**GIVEN INSTRUCTION**. Pull each line holding the word "this" from the data.

**DATASET SECTION**.
○ ○ ○ ○ ○ ○ ○

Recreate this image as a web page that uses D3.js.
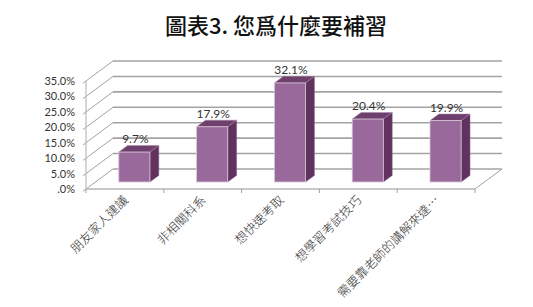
<!DOCTYPE html>
<html>
<head>
<meta charset="utf-8">
<script src="https://cdn.jsdelivr.net/npm/d3@7"></script>
<style>
  html, body { margin: 0; padding: 0; background: #fff; }
  svg { display: block; }
</style>
</head>
<body>
<div id="chart"></div>
<script>
(function () {
  "use strict";

  var title = "圖表3. 您爲什麼要補習";
  var categories = ["朋友家人建議", "非相關科系", "想快速考取", "想學習考試技巧", "需要靠老師的講解來達…"];
  var values = [9.7, 17.9, 32.1, 20.4, 19.9];
  var yTicks = [0, 5, 10, 15, 20, 25, 30, 35];

  var W = 533, H = 307;
  // 3D depth offset of the back wall
  var DX = 27, DY = -20;
  var BAR_Z0 = 0.35, BAR_Z1 = 0.68;

  var svg = d3.select("#chart").append("svg")
    .attr("width", W).attr("height", H);

  var x = d3.scaleBand().domain(categories).range([86, 475]);
  var y = d3.scaleLinear().domain([0, 35]).range([189, 81]);

  svg.append("text")
    .attr("x", 276).attr("y", 34)
    .attr("text-anchor", "middle")
    .attr("font-family", "'Noto Sans CJK TC', 'Noto Sans CJK SC', sans-serif")
    .attr("font-weight", 500)
    .attr("font-size", 22)
    .attr("fill", "#111")
    .text(title);

  var grid = svg.append("g").attr("stroke", "#a3a3a3").attr("fill", "none");

  // left wall diagonals + back wall gridlines
  yTicks.forEach(function (t) {
    var yy = y(t);
    grid.append("line")
      .attr("x1", 83).attr("y1", yy + 2.2)
      .attr("x2", 86 + DX).attr("y2", yy + DY)
      .attr("stroke-width", 1);
    grid.append("line")
      .attr("x1", 86 + DX).attr("y1", yy + DY)
      .attr("x2", x.range()[1] + DX).attr("y2", yy + DY)
      .attr("stroke-width", 1.6);
  });

  // front vertical axis
  grid.append("line")
    .attr("x1", 86).attr("y1", y(35))
    .attr("x2", 86).attr("y2", y(0))
    .attr("stroke", "#bbb").attr("stroke-width", 1.2);

  // floor front edge and right diagonal
  grid.append("line")
    .attr("x1", 86).attr("y1", y(0))
    .attr("x2", 475).attr("y2", y(0))
    .attr("stroke", "#b5b5b5").attr("stroke-width", 1.6);
  grid.append("line")
    .attr("x1", 475).attr("y1", y(0))
    .attr("x2", 475 + DX).attr("y2", y(0) + DY)
    .attr("stroke-width", 1);

  // category tick marks on floor
  categories.concat([null]).forEach(function (c, i) {
    var xx = 86 + i * x.bandwidth();
    grid.append("line")
      .attr("x1", xx).attr("y1", y(0))
      .attr("x2", xx).attr("y2", y(0) + 4)
      .attr("stroke-width", 1);
  });

  // y tick labels
  svg.append("g").selectAll("text")
    .data(yTicks).join("text")
    .attr("x", 75).attr("y", function (d) { return y(d) + 4; })
    .attr("text-anchor", "end")
    .attr("font-family", "Lato, 'Open Sans', sans-serif")
    .attr("font-size", 11)
    .attr("fill", "#333")
    .text(function (d) { return d === 0 ? ".0%" : d.toFixed(1) + "%"; });

  // bars
  var bw = x.bandwidth() * 0.4;
  var bars = svg.append("g").selectAll("g")
    .data(categories.map(function (c, i) { return { cat: c, v: values[i] }; }))
    .join("g");

  function fx(d) { return x(d.cat) + x.bandwidth() / 2 - bw / 2 + BAR_Z0 * DX; }
  var dz = BAR_Z1 - BAR_Z0;

  bars.each(function (d) {
    var g = d3.select(this);
    var x0 = fx(d), x1 = x0 + bw;
    var yb = y(0) + BAR_Z0 * DY, yt = y(d.v) + BAR_Z0 * DY;
    var ddx = dz * DX, ddy = dz * DY;
    g.append("polygon")
      .attr("points", [[x1, yt], [x1 + ddx, yt + ddy], [x1 + ddx, yb + ddy], [x1, yb]].join(" "))
      .attr("fill", "#61315f").attr("stroke", "#8a6a8a").attr("stroke-width", 0.5);
    g.append("polygon")
      .attr("points", [[x0, yt], [x0 + ddx, yt + ddy], [x1 + ddx, yt + ddy], [x1, yt]].join(" "))
      .attr("fill", "#6f3f6e").attr("stroke", "#a58aa5").attr("stroke-width", 0.5);
    g.append("rect")
      .attr("x", x0).attr("y", yt)
      .attr("width", bw).attr("height", yb - yt)
      .attr("fill", "#9a699c").attr("stroke", "#d8c8d8").attr("stroke-width", 0.8);
    g.append("text")
      .attr("x", x0 + bw / 2 + 1)
      .attr("y", yt + ddy - 2)
      .attr("text-anchor", "middle")
      .attr("font-family", "Lato, 'Open Sans', sans-serif")
      .attr("font-size", 12)
      .attr("fill", "#333")
      .text(d.v.toFixed(1) + "%");
  });

  // category labels, rotated
  svg.append("g").selectAll("text")
    .data(categories).join("text")
    .attr("transform", function (d) {
      return "translate(" + (x(d) + x.bandwidth() / 2 + 4) + "," + 201 + ") rotate(-45)";
    })
    .attr("text-anchor", "end")
    .attr("font-family", "'Noto Sans CJK TC', sans-serif")
    .attr("font-weight", 300)
    .attr("font-size", 12.5)
    .attr("fill", "#333")
    .text(function (d) { return d; });
})();
</script>
</body>
</html>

○ ○ ○ ○ ○ ○ ○

**COMPLETE RESPONSE**.
Recreate this image as a web page that uses D3.js.
    var g = d3.select(this);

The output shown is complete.